The wet conditions in 2021-22 allowed off-river infrastructure operators in the northern Basin, where annual crops such as cotton are common, to deliver 47 per cent more water compared to 2020-21. In the southern Basin, where dairy and perennial horticulture crops are more common, off-river infrastructure operators delivered only one per cent more water in 2021-22 compared to 2020-21.

Queensland

Typical on-river bills for Sunwater’s irrigation customers for 2021-22 were between six and fifteen per cent lower than in 2020-21.

“The Queensland Government discounts and rebates for irrigators substantially reduced the charges paid to Sunwater by irrigators, especially horticulturalists,” Mr Keogh said.

New South Wales

Typical on-river bills for WaterNSW customers rose substantially in 2021-22 compared to 2020-21.

“Increases in input costs and the ending of the New South Wales drought relief waiver for fixed government charges led to substantial increases in our typical bill calculations for 2021-22 compared to the year before,” Mr Keogh said.

The report shows that, in most cases, rises in typical bills for NSW off-river operators, particularly larger ones like Murrumbidgee Irrigation, Coleambally and Murray Irrigation, were driven by rises in the on-river component of these bills, due to Independent Pricing and Regulatory Tribunal’s 2021 price review and the ending of the drought rebate.

Victoria

In Victoria, charges levied by Goulburn-Murray Water and Lower Murray Water have risen by less than inflation since 2019-20, meaning they have fallen in real terms.

“Water storage levels were high in Victoria in 2021-22 and substantial rainfall kept demand for irrigation water down,” Mr Keogh said.

South Australia

Similarly, in South Australia, typical bills for private diverters and Central Irrigation Trust and Renmark Irrigation Trust customers fell in real terms.

The charges that SA Water levies on its transportation customers are higher than any other regulated water charges monitored by the ACCC, reflecting the higher cost of service.

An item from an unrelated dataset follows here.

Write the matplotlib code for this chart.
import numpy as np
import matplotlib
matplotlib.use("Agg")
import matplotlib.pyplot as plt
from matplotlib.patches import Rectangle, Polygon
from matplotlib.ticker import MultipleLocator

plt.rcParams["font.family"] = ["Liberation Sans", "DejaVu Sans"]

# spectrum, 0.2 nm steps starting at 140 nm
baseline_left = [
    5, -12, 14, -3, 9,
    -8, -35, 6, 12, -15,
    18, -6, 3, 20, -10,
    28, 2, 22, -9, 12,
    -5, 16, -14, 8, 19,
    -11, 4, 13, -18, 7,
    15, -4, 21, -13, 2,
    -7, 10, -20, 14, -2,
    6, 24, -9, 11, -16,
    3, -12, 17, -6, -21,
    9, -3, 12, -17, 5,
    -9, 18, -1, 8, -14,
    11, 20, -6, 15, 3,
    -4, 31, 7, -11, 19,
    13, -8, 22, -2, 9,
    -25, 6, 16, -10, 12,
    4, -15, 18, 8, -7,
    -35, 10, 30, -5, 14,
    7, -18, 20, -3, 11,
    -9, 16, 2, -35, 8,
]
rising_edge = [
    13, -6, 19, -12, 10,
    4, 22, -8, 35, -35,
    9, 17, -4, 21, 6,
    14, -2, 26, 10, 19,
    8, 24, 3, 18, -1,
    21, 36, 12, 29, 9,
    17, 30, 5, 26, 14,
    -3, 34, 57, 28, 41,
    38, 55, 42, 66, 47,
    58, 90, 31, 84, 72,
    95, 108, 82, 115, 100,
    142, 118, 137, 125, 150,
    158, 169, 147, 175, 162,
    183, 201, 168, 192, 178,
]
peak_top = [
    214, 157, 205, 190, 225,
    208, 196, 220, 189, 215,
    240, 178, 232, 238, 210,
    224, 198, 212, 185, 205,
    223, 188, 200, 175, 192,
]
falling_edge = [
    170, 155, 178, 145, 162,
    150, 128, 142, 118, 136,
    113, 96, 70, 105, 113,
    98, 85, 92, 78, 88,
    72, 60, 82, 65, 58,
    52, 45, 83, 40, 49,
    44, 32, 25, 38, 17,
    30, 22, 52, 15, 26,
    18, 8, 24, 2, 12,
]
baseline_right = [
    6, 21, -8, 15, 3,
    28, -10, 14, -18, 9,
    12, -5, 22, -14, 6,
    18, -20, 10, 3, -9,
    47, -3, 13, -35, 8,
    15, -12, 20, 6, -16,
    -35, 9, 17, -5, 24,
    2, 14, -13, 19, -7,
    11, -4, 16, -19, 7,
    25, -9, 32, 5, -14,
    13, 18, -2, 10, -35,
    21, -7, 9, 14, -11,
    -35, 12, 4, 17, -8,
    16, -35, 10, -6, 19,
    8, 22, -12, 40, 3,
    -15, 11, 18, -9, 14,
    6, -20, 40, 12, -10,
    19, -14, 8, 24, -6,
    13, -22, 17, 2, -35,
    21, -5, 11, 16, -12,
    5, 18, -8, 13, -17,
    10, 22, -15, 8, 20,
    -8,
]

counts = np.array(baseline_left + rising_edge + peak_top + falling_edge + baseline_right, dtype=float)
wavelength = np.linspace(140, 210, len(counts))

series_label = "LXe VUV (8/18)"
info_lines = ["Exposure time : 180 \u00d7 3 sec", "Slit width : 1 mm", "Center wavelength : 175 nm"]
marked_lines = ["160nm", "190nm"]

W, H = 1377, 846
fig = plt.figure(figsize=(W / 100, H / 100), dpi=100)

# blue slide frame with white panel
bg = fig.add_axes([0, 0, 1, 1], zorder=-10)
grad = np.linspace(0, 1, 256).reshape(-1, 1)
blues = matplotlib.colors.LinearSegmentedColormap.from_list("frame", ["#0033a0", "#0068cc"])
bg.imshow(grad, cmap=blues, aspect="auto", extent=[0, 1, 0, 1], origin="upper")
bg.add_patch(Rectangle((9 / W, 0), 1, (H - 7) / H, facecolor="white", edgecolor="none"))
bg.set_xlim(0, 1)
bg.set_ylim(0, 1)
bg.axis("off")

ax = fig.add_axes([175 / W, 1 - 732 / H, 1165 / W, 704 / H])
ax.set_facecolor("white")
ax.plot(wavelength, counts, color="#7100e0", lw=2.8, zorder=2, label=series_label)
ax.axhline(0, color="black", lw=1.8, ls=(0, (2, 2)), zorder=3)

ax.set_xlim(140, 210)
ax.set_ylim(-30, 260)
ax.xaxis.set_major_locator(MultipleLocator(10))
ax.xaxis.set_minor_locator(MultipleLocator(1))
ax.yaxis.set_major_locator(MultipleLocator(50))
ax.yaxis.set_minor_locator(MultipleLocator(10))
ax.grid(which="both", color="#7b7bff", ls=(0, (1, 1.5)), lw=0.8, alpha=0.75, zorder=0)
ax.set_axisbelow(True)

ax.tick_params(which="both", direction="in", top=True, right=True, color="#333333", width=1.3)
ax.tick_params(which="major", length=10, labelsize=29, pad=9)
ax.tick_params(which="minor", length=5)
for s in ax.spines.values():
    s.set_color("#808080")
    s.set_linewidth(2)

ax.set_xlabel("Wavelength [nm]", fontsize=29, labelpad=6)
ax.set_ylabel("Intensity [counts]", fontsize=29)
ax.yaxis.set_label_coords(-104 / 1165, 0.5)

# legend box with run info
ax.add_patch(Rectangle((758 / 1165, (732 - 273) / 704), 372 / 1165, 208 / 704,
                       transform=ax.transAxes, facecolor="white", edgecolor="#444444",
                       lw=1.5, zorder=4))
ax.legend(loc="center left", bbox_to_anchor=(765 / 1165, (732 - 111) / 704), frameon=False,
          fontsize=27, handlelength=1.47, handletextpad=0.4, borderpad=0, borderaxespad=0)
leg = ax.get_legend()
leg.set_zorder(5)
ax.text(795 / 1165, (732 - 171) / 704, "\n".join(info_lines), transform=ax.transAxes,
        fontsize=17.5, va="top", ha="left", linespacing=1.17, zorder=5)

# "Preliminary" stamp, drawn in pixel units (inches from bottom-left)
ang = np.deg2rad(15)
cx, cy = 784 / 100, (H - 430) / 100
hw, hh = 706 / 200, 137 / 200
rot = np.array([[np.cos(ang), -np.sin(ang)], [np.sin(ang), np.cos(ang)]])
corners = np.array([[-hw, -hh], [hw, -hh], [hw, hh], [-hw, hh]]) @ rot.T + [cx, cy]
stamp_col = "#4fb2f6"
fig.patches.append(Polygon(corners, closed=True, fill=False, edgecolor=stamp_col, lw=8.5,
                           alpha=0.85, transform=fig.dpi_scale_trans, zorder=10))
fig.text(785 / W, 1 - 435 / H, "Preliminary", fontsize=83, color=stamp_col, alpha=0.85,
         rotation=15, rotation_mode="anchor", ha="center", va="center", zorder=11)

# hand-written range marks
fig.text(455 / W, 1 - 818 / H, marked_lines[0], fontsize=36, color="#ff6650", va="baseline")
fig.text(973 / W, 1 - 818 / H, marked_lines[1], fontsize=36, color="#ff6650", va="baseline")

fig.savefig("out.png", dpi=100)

Trading water: transformations, terminations and complaints

Across all Basin states, irrigators transformed small volumes of irrigation rights in 2021-22. The volume of water delivery rights terminated was a very small proportion of the rights on issue (generally less than one per cent).

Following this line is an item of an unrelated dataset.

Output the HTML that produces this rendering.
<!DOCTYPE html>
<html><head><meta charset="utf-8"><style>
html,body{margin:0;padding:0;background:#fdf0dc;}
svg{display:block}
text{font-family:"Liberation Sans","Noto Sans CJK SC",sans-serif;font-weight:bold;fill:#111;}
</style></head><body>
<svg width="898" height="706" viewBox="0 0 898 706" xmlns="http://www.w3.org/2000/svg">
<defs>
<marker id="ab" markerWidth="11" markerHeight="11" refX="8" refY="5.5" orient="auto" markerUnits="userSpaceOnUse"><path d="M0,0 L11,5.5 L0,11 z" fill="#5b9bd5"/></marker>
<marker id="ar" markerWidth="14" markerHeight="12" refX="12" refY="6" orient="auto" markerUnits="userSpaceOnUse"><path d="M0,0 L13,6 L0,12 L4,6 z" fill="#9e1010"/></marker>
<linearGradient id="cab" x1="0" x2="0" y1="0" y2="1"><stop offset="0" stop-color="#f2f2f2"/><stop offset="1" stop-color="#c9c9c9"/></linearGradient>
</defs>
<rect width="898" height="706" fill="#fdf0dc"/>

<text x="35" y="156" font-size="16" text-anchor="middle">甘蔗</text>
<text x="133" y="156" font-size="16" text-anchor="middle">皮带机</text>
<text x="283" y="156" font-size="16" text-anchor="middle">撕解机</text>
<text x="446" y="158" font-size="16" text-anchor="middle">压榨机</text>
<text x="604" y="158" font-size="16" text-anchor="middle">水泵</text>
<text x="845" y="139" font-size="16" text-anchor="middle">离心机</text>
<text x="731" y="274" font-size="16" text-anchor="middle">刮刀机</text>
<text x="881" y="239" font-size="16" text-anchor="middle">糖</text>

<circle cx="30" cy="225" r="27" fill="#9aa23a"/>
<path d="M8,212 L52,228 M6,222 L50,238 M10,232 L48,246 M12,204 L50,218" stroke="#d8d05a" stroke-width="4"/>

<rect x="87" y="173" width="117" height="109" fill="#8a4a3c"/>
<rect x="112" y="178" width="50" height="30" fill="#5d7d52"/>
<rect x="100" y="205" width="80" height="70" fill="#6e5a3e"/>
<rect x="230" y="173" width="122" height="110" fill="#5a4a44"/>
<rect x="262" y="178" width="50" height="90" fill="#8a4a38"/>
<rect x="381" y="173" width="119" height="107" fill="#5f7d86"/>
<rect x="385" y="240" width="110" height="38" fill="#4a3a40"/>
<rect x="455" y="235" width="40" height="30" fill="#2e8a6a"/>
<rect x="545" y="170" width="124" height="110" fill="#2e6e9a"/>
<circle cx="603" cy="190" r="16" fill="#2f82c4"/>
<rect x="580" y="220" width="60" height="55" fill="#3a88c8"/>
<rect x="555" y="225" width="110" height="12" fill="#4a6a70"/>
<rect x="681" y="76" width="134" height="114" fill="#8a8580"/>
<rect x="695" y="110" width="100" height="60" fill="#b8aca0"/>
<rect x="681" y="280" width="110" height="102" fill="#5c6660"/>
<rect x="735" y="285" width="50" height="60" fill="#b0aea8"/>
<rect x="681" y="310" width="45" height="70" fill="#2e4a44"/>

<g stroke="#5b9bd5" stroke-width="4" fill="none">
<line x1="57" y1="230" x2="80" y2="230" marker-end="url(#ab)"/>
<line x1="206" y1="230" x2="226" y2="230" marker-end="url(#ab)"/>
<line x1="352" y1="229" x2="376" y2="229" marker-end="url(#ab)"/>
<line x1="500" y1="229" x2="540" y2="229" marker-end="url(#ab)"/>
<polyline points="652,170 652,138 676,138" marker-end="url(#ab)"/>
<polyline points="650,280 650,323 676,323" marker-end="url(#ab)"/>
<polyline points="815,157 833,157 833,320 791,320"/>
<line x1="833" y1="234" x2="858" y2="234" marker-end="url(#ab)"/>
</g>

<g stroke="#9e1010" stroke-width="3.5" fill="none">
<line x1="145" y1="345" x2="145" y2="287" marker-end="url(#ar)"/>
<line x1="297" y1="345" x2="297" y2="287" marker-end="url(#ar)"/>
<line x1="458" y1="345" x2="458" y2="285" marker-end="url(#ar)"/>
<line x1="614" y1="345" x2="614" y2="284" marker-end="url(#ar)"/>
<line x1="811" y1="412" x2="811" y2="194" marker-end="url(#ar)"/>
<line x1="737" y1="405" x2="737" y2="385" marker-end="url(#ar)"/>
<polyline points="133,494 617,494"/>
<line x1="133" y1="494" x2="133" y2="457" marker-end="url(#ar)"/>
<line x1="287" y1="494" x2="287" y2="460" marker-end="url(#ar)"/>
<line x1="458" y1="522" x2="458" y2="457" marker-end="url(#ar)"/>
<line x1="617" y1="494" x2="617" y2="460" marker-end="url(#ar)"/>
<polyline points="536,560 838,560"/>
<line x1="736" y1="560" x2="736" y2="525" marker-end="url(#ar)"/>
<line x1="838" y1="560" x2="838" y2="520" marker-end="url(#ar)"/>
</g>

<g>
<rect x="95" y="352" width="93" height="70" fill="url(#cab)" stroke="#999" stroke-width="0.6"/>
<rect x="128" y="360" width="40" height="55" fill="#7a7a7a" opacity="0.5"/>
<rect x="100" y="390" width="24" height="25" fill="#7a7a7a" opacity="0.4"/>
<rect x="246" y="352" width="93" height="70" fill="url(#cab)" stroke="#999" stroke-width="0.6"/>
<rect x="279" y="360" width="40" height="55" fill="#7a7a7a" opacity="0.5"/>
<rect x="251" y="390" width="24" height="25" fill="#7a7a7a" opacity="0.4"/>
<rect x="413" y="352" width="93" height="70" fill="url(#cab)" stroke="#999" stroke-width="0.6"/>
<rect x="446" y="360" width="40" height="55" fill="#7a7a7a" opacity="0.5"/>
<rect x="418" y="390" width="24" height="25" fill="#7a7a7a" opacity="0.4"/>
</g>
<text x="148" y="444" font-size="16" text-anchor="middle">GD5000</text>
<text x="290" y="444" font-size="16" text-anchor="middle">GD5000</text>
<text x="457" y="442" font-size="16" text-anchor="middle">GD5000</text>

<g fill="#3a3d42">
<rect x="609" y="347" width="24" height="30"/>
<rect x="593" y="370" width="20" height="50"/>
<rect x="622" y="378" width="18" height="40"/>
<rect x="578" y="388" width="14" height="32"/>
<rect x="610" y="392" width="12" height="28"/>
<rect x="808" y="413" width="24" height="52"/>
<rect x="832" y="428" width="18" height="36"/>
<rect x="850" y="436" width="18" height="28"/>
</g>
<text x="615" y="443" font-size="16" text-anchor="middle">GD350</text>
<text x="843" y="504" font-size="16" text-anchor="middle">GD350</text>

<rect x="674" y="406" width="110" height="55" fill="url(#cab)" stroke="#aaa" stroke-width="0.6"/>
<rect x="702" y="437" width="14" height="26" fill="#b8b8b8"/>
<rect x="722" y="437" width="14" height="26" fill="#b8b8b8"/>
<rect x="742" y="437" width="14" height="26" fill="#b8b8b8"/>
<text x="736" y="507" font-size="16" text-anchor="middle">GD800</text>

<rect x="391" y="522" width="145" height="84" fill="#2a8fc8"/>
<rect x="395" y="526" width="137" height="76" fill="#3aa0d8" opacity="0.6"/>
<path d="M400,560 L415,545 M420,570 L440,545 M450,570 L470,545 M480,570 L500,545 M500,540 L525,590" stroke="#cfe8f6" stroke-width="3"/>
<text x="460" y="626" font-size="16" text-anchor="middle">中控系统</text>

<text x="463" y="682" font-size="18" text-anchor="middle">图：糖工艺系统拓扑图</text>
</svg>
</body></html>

“Low numbers of transformations and terminations suggest the industry was relatively stable in 2021-22,” Mr Keogh said.

The ACCC received 7 complaints about water-related matters in 2021-22, including one from an irrigator. This continues a decline in water complaints and inquiries to the ACCC since 2018-19.

“Fewer complaints may in part be attributed to the rules having been in effect for over 12 years, meaning that most infrastructure operators have a mature understanding of the water rules,” Mr Keogh said.

Background:

The Water Act 2007 (the Water Act) provides the frameworks and institutions to ensure that the Basin is managed in the national interest.

The ACCC has several roles under the Water Act that include monitoring regulated water charges (including termination fees), transformations, and compliance with the Water Market Rules and Water Charge Rules (the Rules) under sections 94 and 99 of the Water Act. To provide greater context the ACCC also includes the water allocation trades processed by off-river infrastructure operators, and total transformation processing times.

An infrastructure operator is an entity that owns or operates infrastructure for the storage, delivery or drainage of water for the purposes of providing a service to someone who does not own or operate the infrastructure. Some infrastructure operators store and deliver water on-river. These operators include WaterNSW, Sunwater and the Department of Regional Development, Manufacturing and Water (DRDMW) in Queensland, and Goulburn-Murray Water (GMW) in Victoria. They are referred to as either bulk water operators or on-river operators.

An off-river infrastructure operator provides services such as the storage, delivery and/or drainage of water diverted from a natural watercourse through a network consisting of off-river channels to another operator.

An on‑river infrastructure operator harvests and stores water through infrastructure such as dams, lakes, weirs and reservoirs located primarily on a natural watercourse, and delivers water, primarily through natural watercourses.